Go through the records and extract every line with the word "this".

— begin SUPPLIED ENTRIES —

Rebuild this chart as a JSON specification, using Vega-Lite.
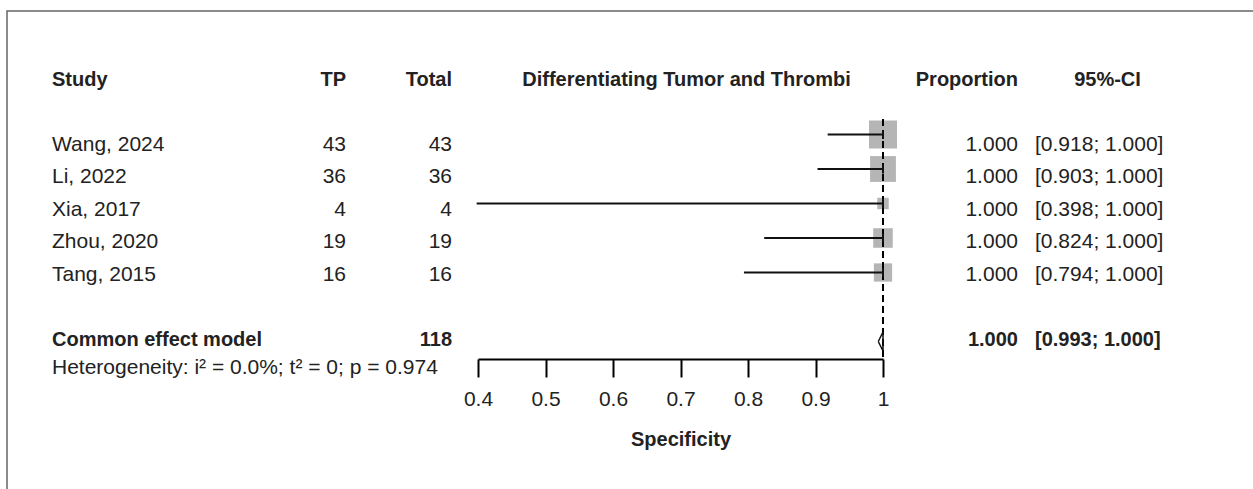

— end SUPPLIED ENTRIES —
— begin SUPPLIED ENTRIES —

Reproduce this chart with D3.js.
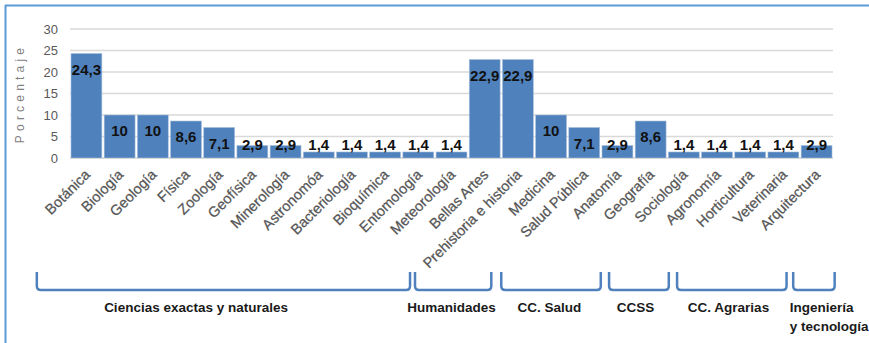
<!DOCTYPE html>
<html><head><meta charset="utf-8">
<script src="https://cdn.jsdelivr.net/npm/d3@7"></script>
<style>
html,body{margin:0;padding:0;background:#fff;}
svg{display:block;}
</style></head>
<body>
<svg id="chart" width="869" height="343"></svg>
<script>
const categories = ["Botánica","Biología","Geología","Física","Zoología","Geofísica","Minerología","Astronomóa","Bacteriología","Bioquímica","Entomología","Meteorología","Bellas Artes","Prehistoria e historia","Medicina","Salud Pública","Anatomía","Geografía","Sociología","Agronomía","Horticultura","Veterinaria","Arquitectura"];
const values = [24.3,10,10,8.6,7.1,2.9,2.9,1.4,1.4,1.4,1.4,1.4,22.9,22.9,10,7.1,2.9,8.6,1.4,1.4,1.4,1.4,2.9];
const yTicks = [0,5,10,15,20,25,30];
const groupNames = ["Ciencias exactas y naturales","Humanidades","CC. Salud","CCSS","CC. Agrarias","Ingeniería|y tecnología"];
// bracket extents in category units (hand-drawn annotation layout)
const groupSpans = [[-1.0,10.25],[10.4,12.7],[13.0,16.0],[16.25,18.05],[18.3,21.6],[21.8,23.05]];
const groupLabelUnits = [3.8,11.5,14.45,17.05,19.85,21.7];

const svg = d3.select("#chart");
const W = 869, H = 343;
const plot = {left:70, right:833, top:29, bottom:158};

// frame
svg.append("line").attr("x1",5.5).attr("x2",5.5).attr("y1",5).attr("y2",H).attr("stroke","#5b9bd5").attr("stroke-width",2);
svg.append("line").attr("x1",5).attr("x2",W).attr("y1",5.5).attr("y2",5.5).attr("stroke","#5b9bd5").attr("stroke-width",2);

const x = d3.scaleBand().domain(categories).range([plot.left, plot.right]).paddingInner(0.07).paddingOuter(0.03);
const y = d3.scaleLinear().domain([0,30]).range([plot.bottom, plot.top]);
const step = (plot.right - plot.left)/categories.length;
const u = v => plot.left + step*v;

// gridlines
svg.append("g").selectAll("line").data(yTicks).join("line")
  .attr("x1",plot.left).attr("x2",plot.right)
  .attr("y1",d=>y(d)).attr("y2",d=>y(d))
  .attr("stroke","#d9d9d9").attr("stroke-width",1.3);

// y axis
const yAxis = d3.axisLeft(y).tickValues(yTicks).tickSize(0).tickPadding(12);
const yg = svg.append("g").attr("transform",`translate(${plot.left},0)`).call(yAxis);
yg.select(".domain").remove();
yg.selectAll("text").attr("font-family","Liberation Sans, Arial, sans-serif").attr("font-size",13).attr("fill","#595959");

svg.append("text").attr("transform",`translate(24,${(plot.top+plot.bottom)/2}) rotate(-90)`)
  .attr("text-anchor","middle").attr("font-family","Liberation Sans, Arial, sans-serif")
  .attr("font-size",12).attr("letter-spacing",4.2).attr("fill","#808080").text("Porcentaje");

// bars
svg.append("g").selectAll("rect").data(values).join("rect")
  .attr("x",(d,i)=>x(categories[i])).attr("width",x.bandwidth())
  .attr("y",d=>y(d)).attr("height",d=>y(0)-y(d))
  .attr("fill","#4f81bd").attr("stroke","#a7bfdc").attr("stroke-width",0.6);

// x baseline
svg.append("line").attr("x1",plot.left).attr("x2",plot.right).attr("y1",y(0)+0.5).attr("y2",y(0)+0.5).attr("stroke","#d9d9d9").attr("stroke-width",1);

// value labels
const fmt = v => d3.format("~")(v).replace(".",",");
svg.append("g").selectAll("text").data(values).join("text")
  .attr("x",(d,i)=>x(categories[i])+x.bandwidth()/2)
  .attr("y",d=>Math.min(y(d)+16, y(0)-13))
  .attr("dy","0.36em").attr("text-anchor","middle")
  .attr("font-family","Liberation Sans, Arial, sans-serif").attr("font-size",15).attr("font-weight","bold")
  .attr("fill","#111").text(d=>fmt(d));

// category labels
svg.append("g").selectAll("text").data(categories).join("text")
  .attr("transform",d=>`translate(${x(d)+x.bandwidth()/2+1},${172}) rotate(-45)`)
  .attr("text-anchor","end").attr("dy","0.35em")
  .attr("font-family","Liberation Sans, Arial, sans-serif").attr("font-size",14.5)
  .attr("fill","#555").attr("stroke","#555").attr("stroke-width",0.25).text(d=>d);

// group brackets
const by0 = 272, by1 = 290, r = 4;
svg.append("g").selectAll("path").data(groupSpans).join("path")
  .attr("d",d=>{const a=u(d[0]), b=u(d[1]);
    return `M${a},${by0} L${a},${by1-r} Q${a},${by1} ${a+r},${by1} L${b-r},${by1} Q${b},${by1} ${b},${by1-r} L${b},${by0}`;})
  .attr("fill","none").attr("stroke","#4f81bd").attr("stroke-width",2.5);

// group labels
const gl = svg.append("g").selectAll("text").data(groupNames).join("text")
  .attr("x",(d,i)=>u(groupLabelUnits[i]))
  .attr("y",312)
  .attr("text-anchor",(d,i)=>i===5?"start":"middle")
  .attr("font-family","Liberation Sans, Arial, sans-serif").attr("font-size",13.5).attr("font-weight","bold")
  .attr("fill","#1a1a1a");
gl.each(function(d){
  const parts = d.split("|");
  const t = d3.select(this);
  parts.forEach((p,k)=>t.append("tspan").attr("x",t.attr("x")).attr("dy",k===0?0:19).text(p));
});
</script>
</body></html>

— end SUPPLIED ENTRIES —
— begin SUPPLIED ENTRIES —

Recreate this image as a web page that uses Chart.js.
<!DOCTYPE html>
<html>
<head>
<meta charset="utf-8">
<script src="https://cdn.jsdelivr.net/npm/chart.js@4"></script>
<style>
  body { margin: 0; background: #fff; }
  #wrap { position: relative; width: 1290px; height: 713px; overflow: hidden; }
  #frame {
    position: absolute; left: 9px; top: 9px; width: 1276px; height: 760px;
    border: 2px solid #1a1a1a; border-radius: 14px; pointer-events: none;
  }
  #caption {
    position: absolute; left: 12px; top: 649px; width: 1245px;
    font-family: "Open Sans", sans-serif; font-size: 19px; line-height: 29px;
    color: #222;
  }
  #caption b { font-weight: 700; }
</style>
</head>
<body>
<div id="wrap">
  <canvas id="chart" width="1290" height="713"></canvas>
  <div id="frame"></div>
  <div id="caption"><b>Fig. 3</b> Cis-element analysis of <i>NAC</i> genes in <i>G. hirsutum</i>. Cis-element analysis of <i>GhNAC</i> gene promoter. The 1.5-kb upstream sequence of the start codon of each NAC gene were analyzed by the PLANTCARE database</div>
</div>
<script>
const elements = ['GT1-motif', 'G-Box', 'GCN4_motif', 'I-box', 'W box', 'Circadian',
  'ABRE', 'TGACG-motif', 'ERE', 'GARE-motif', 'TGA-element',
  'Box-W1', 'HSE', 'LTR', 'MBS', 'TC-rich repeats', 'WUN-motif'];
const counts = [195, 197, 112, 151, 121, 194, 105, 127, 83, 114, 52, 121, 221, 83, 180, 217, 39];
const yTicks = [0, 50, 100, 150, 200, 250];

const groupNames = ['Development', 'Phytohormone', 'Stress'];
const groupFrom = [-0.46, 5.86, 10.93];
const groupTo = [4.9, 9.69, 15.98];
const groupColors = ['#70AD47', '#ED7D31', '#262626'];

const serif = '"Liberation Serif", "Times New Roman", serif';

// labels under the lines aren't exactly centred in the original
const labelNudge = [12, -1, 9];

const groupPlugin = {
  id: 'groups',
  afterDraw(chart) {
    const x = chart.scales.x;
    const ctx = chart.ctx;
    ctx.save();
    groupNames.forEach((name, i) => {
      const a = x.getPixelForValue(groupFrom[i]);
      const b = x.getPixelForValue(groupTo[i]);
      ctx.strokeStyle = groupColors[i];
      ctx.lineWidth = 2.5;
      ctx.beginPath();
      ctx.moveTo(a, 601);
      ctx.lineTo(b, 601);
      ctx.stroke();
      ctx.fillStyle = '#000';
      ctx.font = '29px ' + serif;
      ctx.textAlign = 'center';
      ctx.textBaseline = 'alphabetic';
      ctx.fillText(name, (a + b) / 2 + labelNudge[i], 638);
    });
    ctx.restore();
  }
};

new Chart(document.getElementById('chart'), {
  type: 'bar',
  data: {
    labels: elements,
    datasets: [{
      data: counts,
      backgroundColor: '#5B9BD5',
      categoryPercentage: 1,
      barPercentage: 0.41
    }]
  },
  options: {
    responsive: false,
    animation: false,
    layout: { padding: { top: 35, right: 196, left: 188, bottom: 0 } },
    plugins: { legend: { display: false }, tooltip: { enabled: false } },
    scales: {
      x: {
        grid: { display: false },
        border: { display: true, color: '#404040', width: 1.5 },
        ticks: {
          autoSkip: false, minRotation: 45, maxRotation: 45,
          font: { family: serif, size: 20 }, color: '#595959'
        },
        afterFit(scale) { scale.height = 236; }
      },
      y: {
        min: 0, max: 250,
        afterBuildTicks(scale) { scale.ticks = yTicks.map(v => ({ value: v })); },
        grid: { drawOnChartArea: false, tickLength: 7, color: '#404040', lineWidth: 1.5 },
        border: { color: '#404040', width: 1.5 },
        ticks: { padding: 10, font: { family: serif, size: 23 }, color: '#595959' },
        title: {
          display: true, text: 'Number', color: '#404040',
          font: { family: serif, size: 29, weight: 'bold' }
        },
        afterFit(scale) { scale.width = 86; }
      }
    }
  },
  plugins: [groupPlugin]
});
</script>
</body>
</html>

— end SUPPLIED ENTRIES —

* _FINAL RESULT_:
Rebuild this chart as a JSON specification, using Vega-Lite.
Reproduce this chart with D3.js.
  const t = d3.select(this);
Recreate this image as a web page that uses Chart.js.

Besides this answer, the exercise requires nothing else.